What you did is called "rinsing," not "washing." "Washing" involves treating the yeast with acid to kill off bacteria in a contaminated culture. This also significantly weakens the yeast, so if you think you need to do this, it's best to just buy new yeast.
Rinsing with water is detrimental for several reasons. It raises the pH by replacing beer with water, leaving the culture susceptible to bacterial infection. Osmosis causes the yeast to expel minerals, aminos and other nutrients needed for healthy yeast. It adds oxygen, causing the yeast to immediately begin respiration and metabolism, but without new food they just consume their reserves, becoming weakened; therefore it should not even be done shortly before pitching.
Best practice is indeed to store the yeast under the beer it fermented -- just pour the slurry from your fermenter into a sanitized container and save for reuse. Efforts should be made to exclude oxygen from the beer to prevent the above mentioned premature metabolic processes, and to avoid providing oxygen to acetic acid bacteria which are inevitably present and could feed on the alcohol present.

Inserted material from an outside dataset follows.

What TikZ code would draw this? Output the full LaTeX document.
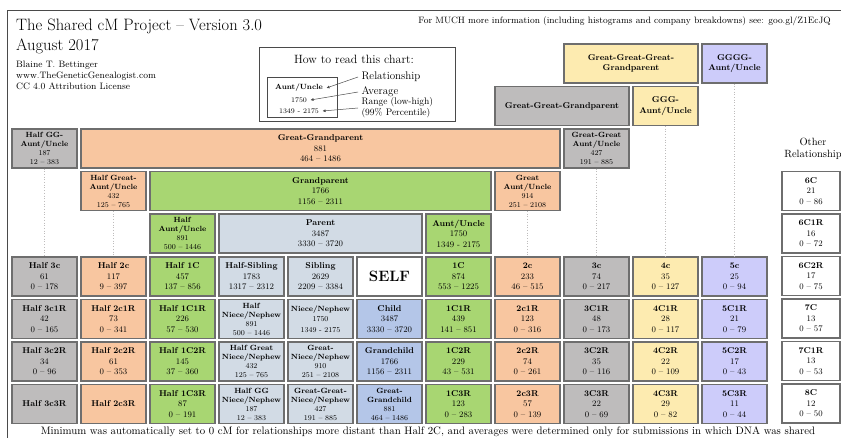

When repitching, pour off enough of the beer so you can swirl and shake the yeast up into a thick slurry, and pitch directly into the wort. There will of course be some non-yeast material in the slurry -- trub and non-viable cells. Standard practice is simply to pitch a larger amount of slurry to account for this.
The practice of yeast rinsing came into homebrewing some time ago the same way so many bad practices have, by the serial repetition of information from books that were half a century or more out of date.